From the entries below, print exactly the span beginning with the line holding "Rebuild this chart" and ending with the line holding "grid[i // ncols, i % ncols] = c", endpoints included, and skip any pictures.

[Records with drawing code]
****************************************

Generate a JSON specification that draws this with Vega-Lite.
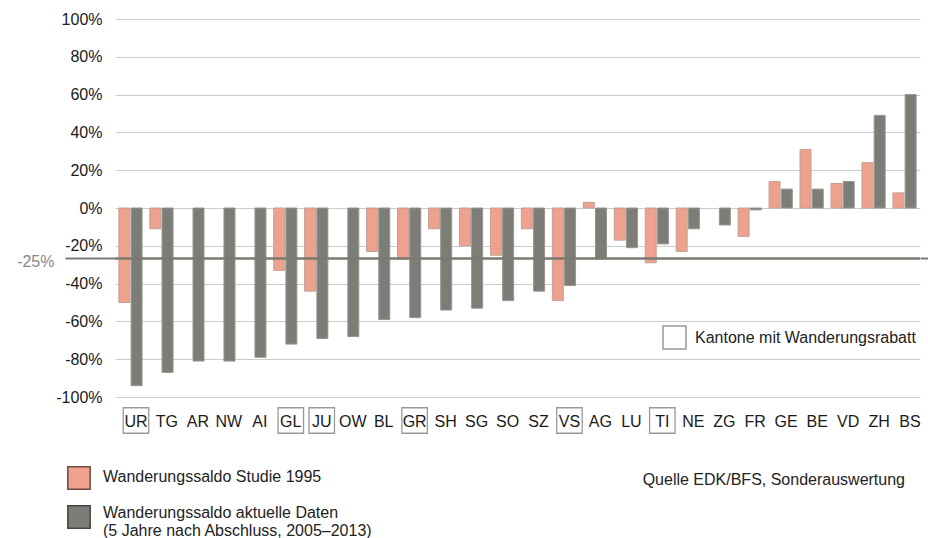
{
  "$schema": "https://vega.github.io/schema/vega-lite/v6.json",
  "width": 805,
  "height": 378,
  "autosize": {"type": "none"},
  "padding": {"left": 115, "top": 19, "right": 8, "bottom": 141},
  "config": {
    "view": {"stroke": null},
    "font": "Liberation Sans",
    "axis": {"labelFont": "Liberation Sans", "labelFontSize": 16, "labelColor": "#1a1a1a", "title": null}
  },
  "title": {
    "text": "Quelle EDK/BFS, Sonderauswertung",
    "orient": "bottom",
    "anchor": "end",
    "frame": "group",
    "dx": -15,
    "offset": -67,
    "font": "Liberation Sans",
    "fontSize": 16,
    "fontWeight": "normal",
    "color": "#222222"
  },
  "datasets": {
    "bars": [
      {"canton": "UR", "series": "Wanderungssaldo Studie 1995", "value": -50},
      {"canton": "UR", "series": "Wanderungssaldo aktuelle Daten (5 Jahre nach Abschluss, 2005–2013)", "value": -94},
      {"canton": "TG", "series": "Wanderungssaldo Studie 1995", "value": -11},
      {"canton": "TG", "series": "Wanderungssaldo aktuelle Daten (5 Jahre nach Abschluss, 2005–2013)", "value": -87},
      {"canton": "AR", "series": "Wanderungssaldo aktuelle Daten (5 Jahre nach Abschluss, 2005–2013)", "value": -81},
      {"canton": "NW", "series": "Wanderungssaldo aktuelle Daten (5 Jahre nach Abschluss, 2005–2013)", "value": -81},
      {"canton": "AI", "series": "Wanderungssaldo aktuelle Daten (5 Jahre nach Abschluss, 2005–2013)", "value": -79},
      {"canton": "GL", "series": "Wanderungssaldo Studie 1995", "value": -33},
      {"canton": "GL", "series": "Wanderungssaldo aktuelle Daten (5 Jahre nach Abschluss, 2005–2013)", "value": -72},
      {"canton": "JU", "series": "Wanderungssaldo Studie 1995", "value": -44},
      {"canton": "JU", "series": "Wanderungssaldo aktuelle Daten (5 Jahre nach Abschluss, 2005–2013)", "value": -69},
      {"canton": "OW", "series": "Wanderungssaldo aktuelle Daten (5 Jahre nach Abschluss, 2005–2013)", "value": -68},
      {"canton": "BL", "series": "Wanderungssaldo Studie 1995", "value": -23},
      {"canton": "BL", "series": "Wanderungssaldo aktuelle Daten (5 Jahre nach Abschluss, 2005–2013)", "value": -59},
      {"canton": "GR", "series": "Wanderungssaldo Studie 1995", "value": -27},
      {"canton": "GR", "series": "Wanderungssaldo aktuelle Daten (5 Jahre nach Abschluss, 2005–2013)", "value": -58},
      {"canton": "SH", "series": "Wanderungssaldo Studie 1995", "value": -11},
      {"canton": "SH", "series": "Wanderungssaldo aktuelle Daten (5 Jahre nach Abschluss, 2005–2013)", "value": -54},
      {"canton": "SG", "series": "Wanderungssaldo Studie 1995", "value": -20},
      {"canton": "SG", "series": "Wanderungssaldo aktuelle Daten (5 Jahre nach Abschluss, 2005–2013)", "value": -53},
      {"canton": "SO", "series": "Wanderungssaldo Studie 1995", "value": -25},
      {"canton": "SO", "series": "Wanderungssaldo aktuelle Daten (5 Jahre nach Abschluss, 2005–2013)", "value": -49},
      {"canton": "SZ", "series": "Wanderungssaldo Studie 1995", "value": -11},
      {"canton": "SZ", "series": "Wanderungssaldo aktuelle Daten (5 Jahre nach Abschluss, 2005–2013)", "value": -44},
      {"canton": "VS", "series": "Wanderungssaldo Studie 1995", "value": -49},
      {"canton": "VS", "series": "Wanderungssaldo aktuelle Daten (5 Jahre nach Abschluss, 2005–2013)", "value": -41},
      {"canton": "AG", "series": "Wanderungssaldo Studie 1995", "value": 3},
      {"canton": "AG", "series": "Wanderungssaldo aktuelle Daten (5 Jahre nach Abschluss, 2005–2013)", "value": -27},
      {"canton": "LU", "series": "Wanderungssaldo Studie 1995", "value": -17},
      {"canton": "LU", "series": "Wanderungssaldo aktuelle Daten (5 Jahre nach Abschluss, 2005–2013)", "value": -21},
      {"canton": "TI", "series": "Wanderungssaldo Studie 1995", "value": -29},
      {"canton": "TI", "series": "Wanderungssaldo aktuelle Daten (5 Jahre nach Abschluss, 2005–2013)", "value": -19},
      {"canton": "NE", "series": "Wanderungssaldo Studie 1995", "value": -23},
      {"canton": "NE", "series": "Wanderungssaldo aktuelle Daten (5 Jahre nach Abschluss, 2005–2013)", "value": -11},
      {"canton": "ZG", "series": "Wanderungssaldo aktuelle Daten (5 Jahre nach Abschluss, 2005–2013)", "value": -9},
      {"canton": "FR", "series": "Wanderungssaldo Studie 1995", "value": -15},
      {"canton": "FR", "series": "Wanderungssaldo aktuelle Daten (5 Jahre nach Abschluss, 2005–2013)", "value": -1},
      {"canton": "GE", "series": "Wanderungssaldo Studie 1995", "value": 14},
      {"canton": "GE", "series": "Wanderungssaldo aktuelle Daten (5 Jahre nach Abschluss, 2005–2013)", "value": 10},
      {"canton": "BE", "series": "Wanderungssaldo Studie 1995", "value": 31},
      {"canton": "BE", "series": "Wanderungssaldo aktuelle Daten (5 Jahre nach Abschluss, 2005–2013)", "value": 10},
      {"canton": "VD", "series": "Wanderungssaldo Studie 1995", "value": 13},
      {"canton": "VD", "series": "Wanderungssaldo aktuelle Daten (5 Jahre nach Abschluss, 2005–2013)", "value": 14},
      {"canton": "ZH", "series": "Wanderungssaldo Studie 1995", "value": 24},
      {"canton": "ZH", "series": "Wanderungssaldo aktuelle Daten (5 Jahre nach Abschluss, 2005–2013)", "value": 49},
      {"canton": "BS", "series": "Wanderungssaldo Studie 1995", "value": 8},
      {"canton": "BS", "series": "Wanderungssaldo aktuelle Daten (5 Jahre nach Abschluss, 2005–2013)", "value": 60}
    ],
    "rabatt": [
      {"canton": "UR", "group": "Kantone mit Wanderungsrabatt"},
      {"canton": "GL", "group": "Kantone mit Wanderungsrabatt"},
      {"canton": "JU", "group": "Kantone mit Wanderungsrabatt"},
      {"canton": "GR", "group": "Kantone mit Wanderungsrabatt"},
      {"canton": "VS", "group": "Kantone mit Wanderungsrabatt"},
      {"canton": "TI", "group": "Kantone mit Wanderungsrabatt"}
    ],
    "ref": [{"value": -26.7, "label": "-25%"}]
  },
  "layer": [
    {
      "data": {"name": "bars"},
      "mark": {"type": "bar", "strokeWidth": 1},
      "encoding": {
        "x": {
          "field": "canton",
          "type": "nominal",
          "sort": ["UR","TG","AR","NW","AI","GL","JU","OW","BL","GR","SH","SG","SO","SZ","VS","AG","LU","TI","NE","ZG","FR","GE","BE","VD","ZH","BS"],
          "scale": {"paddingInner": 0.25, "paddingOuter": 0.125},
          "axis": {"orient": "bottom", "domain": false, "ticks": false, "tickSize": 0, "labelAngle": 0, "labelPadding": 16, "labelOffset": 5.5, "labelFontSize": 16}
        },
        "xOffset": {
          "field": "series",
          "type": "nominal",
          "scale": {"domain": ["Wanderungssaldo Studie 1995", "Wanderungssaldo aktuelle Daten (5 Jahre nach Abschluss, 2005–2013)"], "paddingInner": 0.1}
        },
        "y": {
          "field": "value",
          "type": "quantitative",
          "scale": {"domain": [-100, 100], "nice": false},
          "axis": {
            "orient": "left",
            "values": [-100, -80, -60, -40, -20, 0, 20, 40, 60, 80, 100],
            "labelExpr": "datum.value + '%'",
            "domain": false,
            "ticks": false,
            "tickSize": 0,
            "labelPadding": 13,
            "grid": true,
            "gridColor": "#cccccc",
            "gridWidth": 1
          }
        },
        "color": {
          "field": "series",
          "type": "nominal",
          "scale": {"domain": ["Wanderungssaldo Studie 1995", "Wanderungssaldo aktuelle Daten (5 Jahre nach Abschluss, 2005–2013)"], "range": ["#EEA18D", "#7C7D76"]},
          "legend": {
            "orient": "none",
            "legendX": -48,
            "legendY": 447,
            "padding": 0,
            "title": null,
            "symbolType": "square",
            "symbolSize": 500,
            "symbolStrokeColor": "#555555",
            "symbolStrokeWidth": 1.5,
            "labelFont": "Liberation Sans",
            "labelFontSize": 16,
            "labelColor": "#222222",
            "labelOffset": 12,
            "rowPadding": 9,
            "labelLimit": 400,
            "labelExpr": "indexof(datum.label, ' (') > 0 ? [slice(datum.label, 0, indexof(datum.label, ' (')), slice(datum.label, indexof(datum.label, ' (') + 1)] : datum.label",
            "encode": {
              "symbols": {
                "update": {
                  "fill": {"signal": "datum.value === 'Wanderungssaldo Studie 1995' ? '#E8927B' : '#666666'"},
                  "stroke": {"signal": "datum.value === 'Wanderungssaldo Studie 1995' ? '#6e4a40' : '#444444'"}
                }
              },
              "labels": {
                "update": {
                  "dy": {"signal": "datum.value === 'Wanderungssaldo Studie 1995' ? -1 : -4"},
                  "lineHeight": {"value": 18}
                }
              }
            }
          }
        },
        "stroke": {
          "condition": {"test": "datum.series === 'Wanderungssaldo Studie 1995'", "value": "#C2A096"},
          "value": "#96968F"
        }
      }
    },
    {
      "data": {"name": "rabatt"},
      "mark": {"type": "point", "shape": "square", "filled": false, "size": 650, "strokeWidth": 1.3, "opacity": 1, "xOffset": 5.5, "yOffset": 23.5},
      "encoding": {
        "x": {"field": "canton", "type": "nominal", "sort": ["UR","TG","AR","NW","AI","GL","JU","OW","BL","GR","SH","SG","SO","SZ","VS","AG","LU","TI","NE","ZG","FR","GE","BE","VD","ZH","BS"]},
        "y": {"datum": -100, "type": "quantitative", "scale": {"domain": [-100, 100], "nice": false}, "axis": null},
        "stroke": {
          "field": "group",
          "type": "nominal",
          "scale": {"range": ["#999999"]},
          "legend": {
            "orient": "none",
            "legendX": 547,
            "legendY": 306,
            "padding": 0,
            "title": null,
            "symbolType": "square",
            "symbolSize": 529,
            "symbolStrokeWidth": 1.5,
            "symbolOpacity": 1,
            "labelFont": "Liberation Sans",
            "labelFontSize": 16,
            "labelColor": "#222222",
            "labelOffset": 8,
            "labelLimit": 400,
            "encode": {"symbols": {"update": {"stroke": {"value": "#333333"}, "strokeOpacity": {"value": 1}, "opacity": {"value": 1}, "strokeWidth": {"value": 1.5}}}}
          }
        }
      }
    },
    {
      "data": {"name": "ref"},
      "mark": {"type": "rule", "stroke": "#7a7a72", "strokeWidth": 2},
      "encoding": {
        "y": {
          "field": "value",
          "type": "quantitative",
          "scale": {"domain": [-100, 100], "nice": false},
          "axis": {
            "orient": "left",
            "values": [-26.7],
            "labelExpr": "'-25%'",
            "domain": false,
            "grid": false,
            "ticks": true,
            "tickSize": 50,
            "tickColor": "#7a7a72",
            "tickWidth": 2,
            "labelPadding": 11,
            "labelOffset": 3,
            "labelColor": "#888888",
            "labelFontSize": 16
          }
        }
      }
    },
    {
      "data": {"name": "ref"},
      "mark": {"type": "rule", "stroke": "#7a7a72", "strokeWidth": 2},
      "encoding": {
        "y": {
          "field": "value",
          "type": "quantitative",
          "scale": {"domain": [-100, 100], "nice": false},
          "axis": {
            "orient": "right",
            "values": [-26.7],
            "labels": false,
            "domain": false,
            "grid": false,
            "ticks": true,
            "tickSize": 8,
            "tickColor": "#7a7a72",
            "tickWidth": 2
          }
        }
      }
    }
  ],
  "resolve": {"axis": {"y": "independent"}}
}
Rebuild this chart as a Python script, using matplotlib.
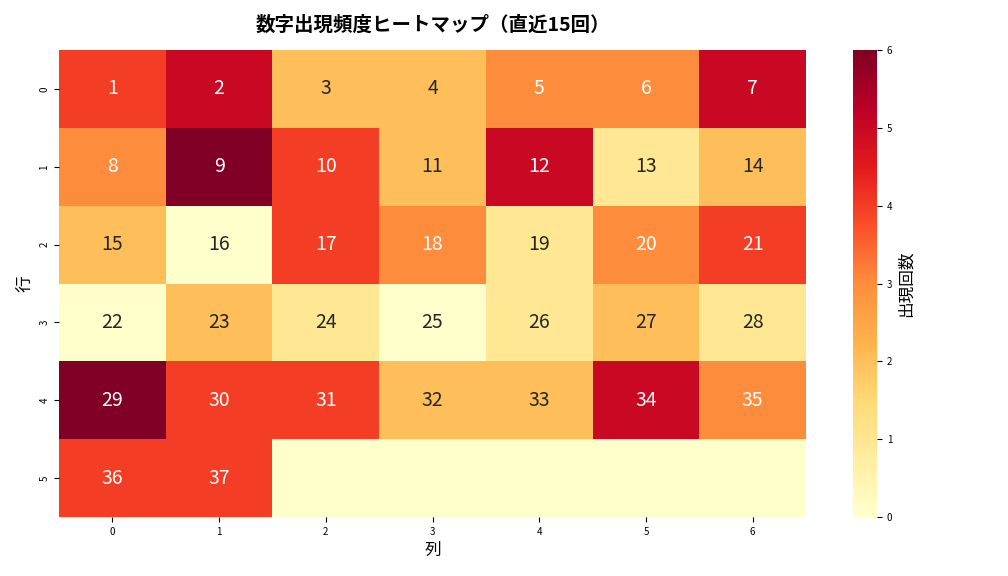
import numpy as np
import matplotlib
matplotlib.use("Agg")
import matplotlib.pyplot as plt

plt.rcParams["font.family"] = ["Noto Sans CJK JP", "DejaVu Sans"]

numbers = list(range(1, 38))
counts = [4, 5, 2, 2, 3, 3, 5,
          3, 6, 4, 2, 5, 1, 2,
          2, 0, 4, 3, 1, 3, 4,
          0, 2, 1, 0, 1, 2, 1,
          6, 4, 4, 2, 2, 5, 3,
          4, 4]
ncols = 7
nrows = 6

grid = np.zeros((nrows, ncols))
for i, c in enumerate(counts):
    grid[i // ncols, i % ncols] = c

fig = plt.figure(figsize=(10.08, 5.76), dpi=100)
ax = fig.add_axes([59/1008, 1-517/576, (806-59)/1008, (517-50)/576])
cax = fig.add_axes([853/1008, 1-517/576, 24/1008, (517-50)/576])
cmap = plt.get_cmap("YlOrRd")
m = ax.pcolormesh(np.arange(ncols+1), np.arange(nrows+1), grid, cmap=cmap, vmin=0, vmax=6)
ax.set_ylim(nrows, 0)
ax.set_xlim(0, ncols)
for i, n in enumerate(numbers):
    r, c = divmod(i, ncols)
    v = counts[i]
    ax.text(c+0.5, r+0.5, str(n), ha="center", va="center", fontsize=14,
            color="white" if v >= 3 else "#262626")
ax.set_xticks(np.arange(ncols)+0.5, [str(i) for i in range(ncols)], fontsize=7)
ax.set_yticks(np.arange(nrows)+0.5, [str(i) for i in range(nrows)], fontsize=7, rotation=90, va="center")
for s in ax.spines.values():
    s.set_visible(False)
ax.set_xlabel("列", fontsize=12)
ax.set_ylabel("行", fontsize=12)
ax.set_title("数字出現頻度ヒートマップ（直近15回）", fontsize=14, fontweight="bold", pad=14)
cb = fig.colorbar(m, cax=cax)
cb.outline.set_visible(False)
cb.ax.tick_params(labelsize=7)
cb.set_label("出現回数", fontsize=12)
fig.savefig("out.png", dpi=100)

****************************************

**IN RESPONSE**
Rebuild this chart as a Python script, using matplotlib.
import numpy as np
import matplotlib
matplotlib.use("Agg")
import matplotlib.pyplot as plt

plt.rcParams["font.family"] = ["Noto Sans CJK JP", "DejaVu Sans"]

numbers = list(range(1, 38))
counts = [4, 5, 2, 2, 3, 3, 5,
          3, 6, 4, 2, 5, 1, 2,
          2, 0, 4, 3, 1, 3, 4,
          0, 2, 1, 0, 1, 2, 1,
          6, 4, 4, 2, 2, 5, 3,
          4, 4]
ncols = 7
nrows = 6

grid = np.zeros((nrows, ncols))
for i, c in enumerate(counts):
    grid[i // ncols, i % ncols] = c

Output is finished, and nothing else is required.